By my third PT session (day 11) I was still taking the walker with me for the walks, but for the most part I was just carrying it in front of me for looks rather than weight-bearing support. So my physical therapist graduated me to using a cane. I was told it was ok to increase my distance by 2 houses per day. I was starting to identify several different short loops and out-and-back walks I could do in different directions from the house, so I wouldn’t get bored with the same itinerary.
And I started to get more grandiose in my thinking about my walking distance. The two-house-a-day increase was in the 10-15% range, and I simply projected that percentage to see where it led. I’d been seeing TV ads for a Thanksgiving Day 5k Turkey Trot. According to my projection I actually would get to 5k in time – the power of compounding, for sure.
On day 14 I went in for x-rays and an appointment with my PA. I asked what he thought about walking 5k on Thanksgiving and quickly explained how I came up with the idea. To his credit he maintained his composure, and then replied with a reference to the big red Stop sign he’d mentioned prior to my discharge from the hospital. The 5k would be too much too soon. What I had not realized is that the first 6 weeks are critical for the initial stages of bone healing: so-called fixation. So, even though I felt great and could certainly tolerate more walking, it was not the right thing to do. I really only needed enough weight-bearing to stimulate bone growth. In fact, he instructed me not to increase my distance any more until my next appointment 4 weeks later. Although I was deeply disappointed, I knew I was going to do exactly what he recommended.
In response, my physical therapist suggested the next day that I divide my 2-walk distance into 3 walks: shorter, more frequent walks were better. So I did. I had also been carrying the cane, more or less like a fashion accessory rather than a weight-bearing assistive device. She recommended that I make a point of using the cane to bear some weight. This had the (probably intended) effect of slowing me down, since I was not very adept at using the cane. After this session I was discharged from home-based PT: no more new exercises, increases in repetitions or complexity, or increased walking distance. It had become a waiting game, and I needed to exercise my patience.
I had also gotten to see my x-rays for the first time since the surgery. The picture in the header to these postings is copied from a Wikipedia article and is of a left hip, but otherwise looks generally similar to my x-rays. I thought the screws were pretty impressive, as well as hard-to-miss.
It is perhaps amusing to note that, other than feeling like I was on an enforced plateau for 4 weeks, my biggest frustration was getting socks on and off. It was simply hard to reach my toes, no matter which way I tried. The other frustration was not being allowed to drive. Even though I had numerous offers from friends, and my significant other was very helpful, I am used to having independence and this was a real limitation.
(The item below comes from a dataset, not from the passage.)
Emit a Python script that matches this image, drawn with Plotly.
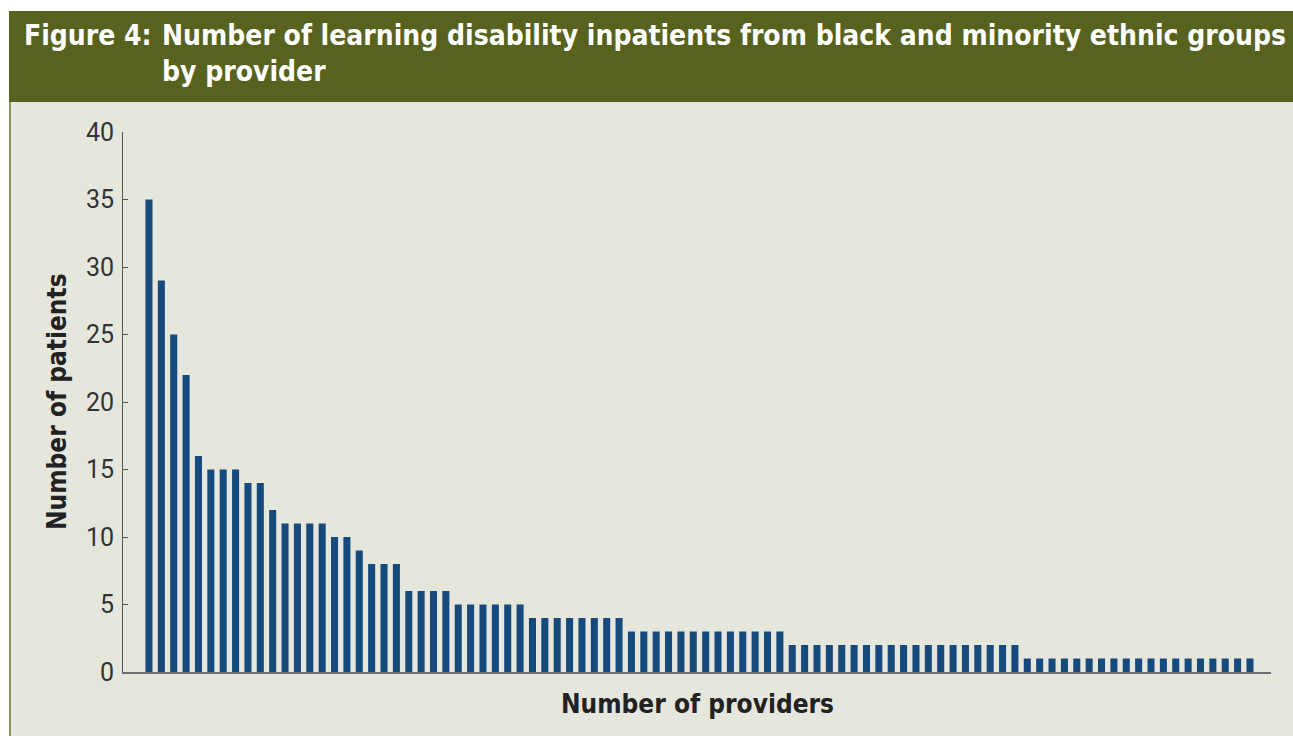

I was grateful every day that my recovery was progressing so well. I am sure that things had gone so well because I was in good physical condition at the time of my injury. On the one hand there was the irony that, barely 10 days after walking a marathon, I had my hip pinned. On the other hand I recognized that the marathon – or, more precisely, my training for it – was a silver lining with respect to the baseline condition for my recovery.